For Rio Olympic Stars, spotlight hasn’t faded 

USA Today

USA TODAY Sports revisits some of the biggest names in Rio to see how their lives have changed over the last 12 months.

Gymnast Hernandez keeps juggling

On the rare morning she gets to sleep in, Laurie Hernandez often finds herself wondering not so much where she is but how she got there.

A year ago, the country was just getting acquainted with the bubbly 16-year-old, the youngest member of the U.S. gymnastics team. Now she’s an Olympic champion and Dancing with the Stars winner, a crossover celebrity who has made the rounds of red carpets and talk shows.

“Life has been moving so fast,” Hernandez told USA TODAY Sports. “I can’t believe it’s almost been a year. I can’t believe my dreams came true.”

Hernandez won team gold as part of the USA’s “Final Five” and added a silver on balance beam. Her smile and personality — she was nicknamed “The Human Emoji” — made her one of Rio’s breakout stars, and her life has been a blur since.

She juggled her time on DWTS with a nationwide gymnastics tour.

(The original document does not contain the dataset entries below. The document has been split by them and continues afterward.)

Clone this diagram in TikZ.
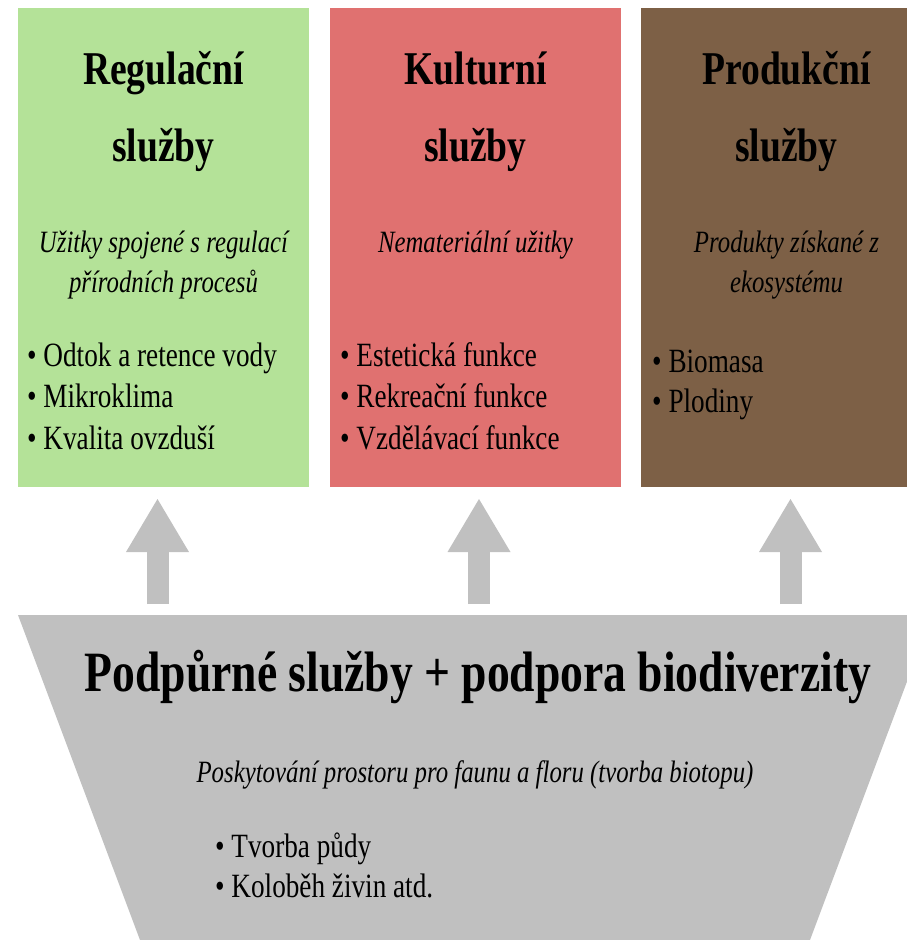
\documentclass[tikz,border=0pt]{standalone}
\usepackage{fontspec}
\setmainfont{Liberation Serif}[FakeStretch=0.8]
\usetikzlibrary{arrows.meta}

\definecolor{regfill}{RGB}{180,226,152}
\definecolor{kulfill}{RGB}{224,113,112}
\definecolor{prodfill}{RGB}{125,96,70}
\definecolor{basefill}{RGB}{192,192,192}
\definecolor{arrowgray}{RGB}{192,192,192}

\begin{document}
\begin{tikzpicture}[x=1pt,y=-1pt,
  panel/.style={draw=none, minimum width=291pt, minimum height=479pt, inner sep=0pt, outer sep=0pt},
  heading/.style={anchor=base, inner sep=0pt, font=\fontsize{47}{50}\selectfont\bfseries},
  subhead/.style={anchor=base, inner sep=0pt, font=\fontsize{31}{34}\selectfont\itshape},
  item/.style={anchor=base west, inner sep=0pt, font=\fontsize{34}{37}\selectfont},
  bigheading/.style={anchor=base, inner sep=0pt, font=\fontsize{57}{60}\selectfont\bfseries},
  uparrow/.style={line width=22pt, draw=arrowgray, -{Triangle[width=63pt,length=53pt,line width=0pt]}},
]
\useasboundingbox (0,0) rectangle (907,940);
\clip (0,0) rectangle (907,940);

% three service panels
\node[panel, fill=regfill]  (reg)  at (163.5,247.5) {};
\node[panel, fill=kulfill]  (kul)  at (475.5,247.5) {};
\node[panel, fill=prodfill] (prod) at (786.5,247.5) {};

% regulating services
\node[heading] (regT1) at (163.5,84)  {Regulační};
\node[heading] (regT2) at (163.5,161) {služby};
\node[subhead] (regS1) at (163.5,252) {Užitky spojené s regulací};
\node[subhead] (regS2) at (163.5,292) {přírodních procesů};
\node[item] (regI1) at (27,366) {• Odtok a retence vody};
\node[item] (regI2) at (27,407) {• Mikroklima};
\node[item] (regI3) at (27,449) {• Kvalita ovzduší};

% cultural services
\node[heading] (kulT1) at (475.5,84)  {Kulturní};
\node[heading] (kulT2) at (475.5,161) {služby};
\node[subhead] (kulS1) at (475.5,252) {Nemateriální užitky};
\node[item] (kulI1) at (340,366) {• Estetická funkce};
\node[item] (kulI2) at (340,407) {• Rekreační funkce};
\node[item] (kulI3) at (340,449) {• Vzdělávací funkce};

% provisioning services
\node[heading] (prodT1) at (786.5,84)  {Produkční};
\node[heading] (prodT2) at (786.5,161) {služby};
\node[subhead] (prodS1) at (786.5,252) {Produkty získané z};
\node[subhead] (prodS2) at (786.5,292) {ekosystému};
\node[item] (prodI1) at (652,372) {• Biomasa};
\node[item] (prodI2) at (652,412) {• Plodiny};

% supporting services base
\fill[basefill] (18,615) -- (932,615) -- (810,940) -- (140,940) -- cycle;
\node[bigheading] (baseT) at (478,691) {Podpůrné služby + podpora biodiverzity};
\node[subhead] (baseS) at (475,782) {Poskytování prostoru pro faunu a floru (tvorba biotopu)};
\node[item] (baseI1) at (215,857) {• Tvorba půdy};
\node[item] (baseI2) at (215,897) {• Koloběh živin atd.};

% arrows from the base up to the panels
\coordinate (a1s) at (157.5,604); \coordinate (a1e) at (157.5,499);
\coordinate (a2s) at (479,604);   \coordinate (a2e) at (479,499);
\coordinate (a3s) at (790.5,604); \coordinate (a3e) at (790.5,499);
\draw[uparrow] (a1s) -- (a1e);
\draw[uparrow] (a2s) -- (a2e);
\draw[uparrow] (a3s) -- (a3e);
\end{tikzpicture}
\end{document}
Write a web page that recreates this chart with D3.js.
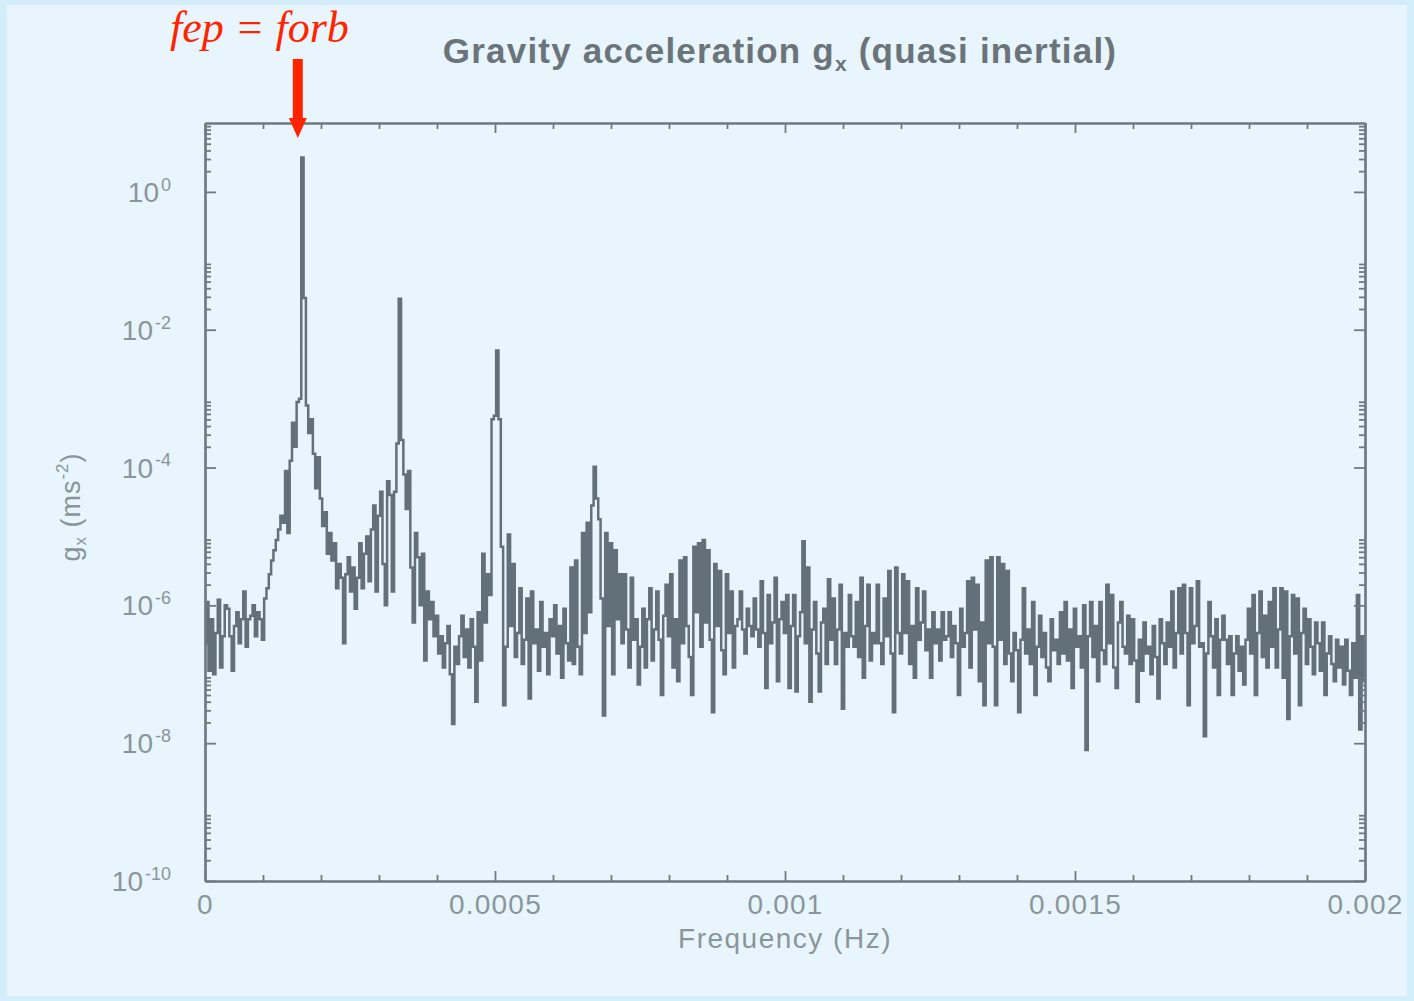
<!DOCTYPE html>
<html>
<head>
<meta charset="utf-8">
<script src="https://cdn.jsdelivr.net/npm/d3@7"></script>
<style>
  body { margin: 0; background: #d3edfb; }
  svg { display: block; }
</style>
</head>
<body>
<div id="chart"></div>
<script>
// spectrum of g_x, values stored as log10(g_x / m s^-2), one every freqStep Hz
var freqStep = 4e-6;
var gxExp = [
  -6.55, -5.95, -6.95, -6.20, -7.00, -6.40, -5.92, -6.90, -6.45, -6.00,
  -6.05, -6.45, -6.95, -6.30, -6.10, -6.55, -6.20, -5.80, -6.60, -6.20,
  -6.15, -6.00, -6.45, -6.10, -6.20, -6.50, -5.90, -5.75, -5.55, -5.35,
  -5.20, -5.05, -4.90, -4.70, -4.80, -4.05, -4.95, -3.90, -3.35, -3.70,
  -3.05, -3.00, 0.50, -1.54, -3.10, -3.50, -3.30, -3.80, -4.30, -3.85,
  -4.45, -4.85, -4.65, -5.25, -4.95, -5.35, -5.10, -5.75, -5.40, -5.60,
  -6.55, -5.55, -5.30, -5.80, -5.45, -6.05, -5.60, -5.10, -5.75, -5.25,
  -5.00, -5.65, -4.90, -4.55, -5.80, -4.70, -4.35, -5.40, -6.00, -4.20,
  -4.40, -5.80, -4.35, -3.65, -1.55, -3.60, -4.10, -4.60, -4.05, -5.45,
  -6.25, -4.95, -5.30, -6.00, -5.25, -6.80, -5.80, -6.20, -5.95, -6.45,
  -6.15, -6.70, -6.45, -6.90, -6.55, -6.30, -7.00, -7.72, -6.60, -6.85,
  -6.45, -6.15, -6.75, -6.35, -6.90, -6.20, -6.60, -7.40, -6.10, -6.80,
  -5.25, -6.25, -5.55, -5.85, -3.30, -3.25, -2.30, -3.30, -5.15, -7.45,
  -6.60, -4.97, -6.30, -5.40, -6.75, -6.40, -5.75, -6.85, -6.50, -5.90,
  -7.35, -5.80, -6.55, -6.35, -6.95, -5.95, -6.60, -6.40, -7.00, -6.20,
  -6.45, -6.00, -6.70, -6.30, -7.05, -6.05, -6.55, -6.80, -5.45, -6.85,
  -5.35, -6.60, -7.00, -4.95, -6.40, -4.80, -6.10, -4.55, -3.99, -4.45,
  -4.75, -5.90, -7.60, -4.95, -6.30, -5.10, -7.00, -5.20, -6.20, -5.55,
  -6.55, -5.55, -6.35, -6.90, -5.60, -6.50, -6.20, -7.15, -6.60, -6.05,
  -6.90, -6.20, -5.75, -6.80, -6.35, -5.80, -6.50, -7.30, -6.15, -5.70,
  -6.45, -5.55, -6.90, -6.20, -7.10, -5.35, -6.55, -5.30, -6.30, -6.75,
  -7.30, -5.15, -6.10, -5.10, -6.60, -5.05, -6.25, -5.20, -6.50, -7.55,
  -5.40, -6.30, -5.50, -6.65, -7.00, -5.55, -6.40, -5.80, -6.90, -6.30,
  -6.20, -5.80, -6.35, -6.70, -6.05, -6.30, -6.45, -5.90, -6.35, -6.60,
  -5.65, -6.40, -7.20, -5.85, -6.55, -6.25, -5.60, -7.10, -6.20, -5.95,
  -6.40, -5.85, -7.20, -6.30, -5.85, -7.25, -6.45, -6.10, -5.07, -6.55,
  -5.45, -7.40, -6.35, -5.95, -6.70, -7.25, -6.25, -6.05, -6.85, -5.62,
  -6.50, -5.90, -6.85, -6.35, -5.70, -7.50, -6.40, -6.60, -5.85, -6.45,
  -6.60, -5.95, -6.75, -5.60, -7.05, -6.30, -5.70, -6.80, -6.40, -6.55,
  -5.70, -6.55, -6.85, -5.90, -6.45, -5.50, -6.70, -7.55, -5.45, -6.40,
  -6.70, -5.55, -6.40, -5.65, -6.85, -6.30, -7.05, -5.75, -6.50, -6.25,
  -5.80, -6.65, -6.35, -7.05, -6.10, -6.55, -6.35, -6.80, -6.10, -6.50,
  -6.45, -6.10, -6.75, -6.30, -6.55, -7.30, -6.05, -6.60, -6.40, -5.65,
  -6.90, -5.60, -6.35, -5.70, -7.10, -6.25, -7.45, -5.35, -6.55, -5.30,
  -6.60, -7.45, -5.30, -6.50, -5.40, -6.85, -5.50, -6.70, -7.10, -6.40,
  -6.65, -7.55, -6.50, -5.75, -6.70, -6.35, -6.85, -5.95, -7.30, -6.60,
  -6.15, -6.75, -6.40, -6.90, -7.10, -6.20, -6.65, -6.50, -6.85, -6.10,
  -6.70, -5.95, -6.80, -6.35, -7.20, -6.05, -6.60, -6.45, -6.90, -6.00,
  -8.10, -6.45, -5.95, -6.75, -6.30, -7.10, -5.95, -6.65, -6.85, -5.70,
  -6.55, -5.85, -6.90, -7.20, -6.25, -5.95, -6.60, -6.70, -6.15, -6.85,
  -6.20, -6.80, -7.40, -6.50, -6.95, -6.25, -6.70, -6.60, -7.00, -6.30,
  -6.75, -7.35, -6.20, -6.55, -6.85, -6.25, -6.60, -5.80, -6.90, -6.40,
  -5.75, -6.70, -5.70, -6.40, -7.45, -5.75, -6.55, -6.30, -5.65, -6.60,
  -6.55, -7.90, -6.70, -5.95, -6.45, -6.90, -6.20, -7.30, -6.50, -6.15,
  -6.50, -6.85, -6.45, -7.30, -6.70, -6.45, -6.95, -6.60, -7.15, -6.50,
  -6.05, -6.70, -5.85, -7.30, -6.40, -5.80, -6.75, -6.15, -6.90, -5.95,
  -6.60, -5.75, -6.90, -6.35, -5.75, -7.05, -5.80, -7.65, -6.45, -5.85,
  -6.70, -5.90, -7.45, -6.40, -6.05, -6.85, -6.20, -6.60, -7.00, -6.25,
  -6.55, -6.95, -6.25, -7.30, -6.70, -6.45, -6.85, -7.10, -6.50, -6.90,
  -6.60, -7.15, -6.50, -6.95, -7.30, -6.55, -7.05, -5.85, -7.80, -6.45,
  -7.10
];

// axis ticks
var xMajorTicks = [0, 0.0005, 0.001, 0.0015, 0.002];
var xTickLabels = ["0", "0.0005", "0.001", "0.0015", "0.002"];
var yMajorTicks = [1e-10, 1e-8, 1e-6, 1e-4, 1e-2, 1e0];

// the orbital frequency the red arrow points at
var fOrb = 0.00016;

var svgWidth = 1414;
var svgHeight = 1001;
var frameColor = "#6c7b83";
var labelColor = "#8a959b";

var svg = d3.select("#chart")
  .append("svg")
  .attr("width", svgWidth)
  .attr("height", svgHeight);

// pale panel inside the slightly darker page edge
svg.append("rect")
  .attr("x", 7)
  .attr("y", 5)
  .attr("width", 1400)
  .attr("height", 991)
  .attr("fill", "#e8f5fc");

var xScale = d3.scaleLinear()
  .domain([0, 0.002])
  .range([205, 1365]);

var yScale = d3.scaleLog()
  .domain([1e-10, 1e1])
  .range([881, 123]);

var data = gxExp.map(function(e, i) {
  return { f: i * freqStep, g: Math.pow(10, e) };
});

var xMinorTicks = d3.range(1, 20).map(d => d * 0.0001).filter(d => d % 0.0005 > 1e-9 && 0.0005 - d % 0.0005 > 1e-9);
var yMinorTicks = [];
yMajorTicks.forEach(function(t) {
  for (var k = 2; k <= 9; k++) yMinorTicks.push(k * t);
});

// the spectrum
var line = d3.line()
  .x(d => xScale(d.f))
  .y(d => yScale(d.g))
  .curve(d3.curveStep);

svg.append("path")
  .datum(data)
  .attr("d", line)
  .attr("fill", "none")
  .attr("stroke", "#627179")
  .attr("stroke-width", 2.5);

// frame: four axes with ticks pointing inwards
function styleAxis(g) {
  g.select(".domain").attr("stroke", frameColor).attr("stroke-width", 2.2);
  g.selectAll(".tick line").attr("stroke", frameColor).attr("stroke-width", 1.8);
  g.selectAll(".tick text")
    .attr("fill", labelColor)
    .attr("font-family", "'Liberation Sans', Arial, sans-serif");
}

var bottomAxis = svg.append("g")
  .attr("transform", "translate(0, 881)")
  .call(d3.axisBottom(xScale).tickValues(xMajorTicks).tickSizeInner(-10).tickSizeOuter(0)
    .tickPadding(13).tickFormat((d, i) => xTickLabels[i]))
  .call(styleAxis);
bottomAxis.selectAll(".tick text")
  .attr("font-size", 28)
  .attr("letter-spacing", 1.2);

svg.append("g")
  .attr("transform", "translate(0, 881)")
  .call(d3.axisBottom(xScale).tickValues(xMinorTicks).tickSizeInner(-6).tickSizeOuter(0).tickFormat(""))
  .call(styleAxis);

svg.append("g")
  .attr("transform", "translate(0, 123)")
  .call(d3.axisTop(xScale).tickValues(xMajorTicks).tickSizeInner(-10).tickSizeOuter(0).tickFormat(""))
  .call(styleAxis);

svg.append("g")
  .attr("transform", "translate(0, 123)")
  .call(d3.axisTop(xScale).tickValues(xMinorTicks).tickSizeInner(-6).tickSizeOuter(0).tickFormat(""))
  .call(styleAxis);

var leftAxis = svg.append("g")
  .attr("transform", "translate(205, 0)")
  .call(d3.axisLeft(yScale).tickValues(yMajorTicks).tickSizeInner(-11).tickSizeOuter(0).tickPadding(34))
  .call(styleAxis);

// tick labels as 10 with a raised exponent
leftAxis.selectAll(".tick text")
  .attr("font-size", 28)
  .attr("dy", "0.34em")
  .each(function(d) {
    var t = d3.select(this);
    var e = Math.round(Math.log10(d));
    t.text(null);
    t.append("tspan").text("10");
    t.append("tspan")
      .attr("dx", 2)
      .attr("dy", "-0.62em")
      .attr("font-size", 18)
      .text(e === 0 ? "0" : "-" + Math.abs(e));
  });

svg.append("g")
  .attr("transform", "translate(205, 0)")
  .call(d3.axisLeft(yScale).tickValues(yMinorTicks).tickSizeInner(-6).tickSizeOuter(0).tickFormat(""))
  .call(styleAxis);

svg.append("g")
  .attr("transform", "translate(1365, 0)")
  .call(d3.axisRight(yScale).tickValues(yMajorTicks).tickSizeInner(-11).tickSizeOuter(0).tickFormat(""))
  .call(styleAxis);

svg.append("g")
  .attr("transform", "translate(1365, 0)")
  .call(d3.axisRight(yScale).tickValues(yMinorTicks).tickSizeInner(-6).tickSizeOuter(0).tickFormat(""))
  .call(styleAxis);

// title
var title = svg.append("text")
  .attr("x", 780)
  .attr("y", 63)
  .attr("text-anchor", "middle")
  .attr("font-family", "'Liberation Sans', Arial, sans-serif")
  .attr("font-weight", "bold")
  .attr("font-size", 35)
  .attr("letter-spacing", 1.2)
  .attr("fill", "#6a747a");
title.append("tspan").text("Gravity acceleration g");
title.append("tspan").attr("dy", 8).attr("font-size", 21).text("x");
title.append("tspan").attr("dy", -8).text(" (quasi inertial)");

// axis labels
svg.append("text")
  .attr("x", 785)
  .attr("y", 948)
  .attr("text-anchor", "middle")
  .attr("font-family", "'Liberation Sans', Arial, sans-serif")
  .attr("font-size", 28)
  .attr("letter-spacing", 1.5)
  .attr("fill", labelColor)
  .text("Frequency (Hz)");

var yLabel = svg.append("text")
  .attr("transform", "translate(80, 507) rotate(-90)")
  .attr("text-anchor", "middle")
  .attr("font-family", "'Liberation Sans', Arial, sans-serif")
  .attr("font-size", 27)
  .attr("letter-spacing", 1)
  .attr("fill", labelColor);
yLabel.append("tspan").text("g");
yLabel.append("tspan").attr("dy", 6).attr("font-size", 17).text("x");
yLabel.append("tspan").attr("dy", -6).text(" (ms");
yLabel.append("tspan").attr("dy", -12).attr("font-size", 17).text("-2");
yLabel.append("tspan").attr("dy", 12).text(")");

// red annotation for the orbital frequency
var arrowX = xScale(fOrb);
svg.append("text")
  .attr("x", 170)
  .attr("y", 42)
  .attr("font-family", "'Liberation Serif', 'Times New Roman', serif")
  .attr("font-style", "italic")
  .attr("font-size", 44)
  .attr("fill", "#ff2300")
  .text("fep = forb");

svg.append("rect")
  .attr("x", arrowX - 5)
  .attr("y", 59)
  .attr("width", 10)
  .attr("height", 61)
  .attr("fill", "#ff2300");

svg.append("path")
  .attr("d", `M${arrowX - 9},118 L${arrowX + 9},118 L${arrowX},138 Z`)
  .attr("fill", "#ff2300");
</script>
</body>
</html>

She published her biography, hung out with some of the cast members of Law & Order: SVU, her favorite TV show, and has crisscrossed the country making appearances.

Though she hasn’t been training — “my body and my brain just really needed a break” — Hernandez says she hopes to return to the gym at the end of the summer. She also has one more year of high school to finish, and then there’s college.

There’s much to look forward to for someone who’s already accomplished so much.

“Our leotards, which seems a bit silly,” Hernandez said of her favorite memories from Rio. “We put a lot of thought into what leotards we wore at the Olympics. I don’t know why, but that’s one of the biggest things I remember. Just standing on the podium and taking everything in — including my leotard and my warm-up.”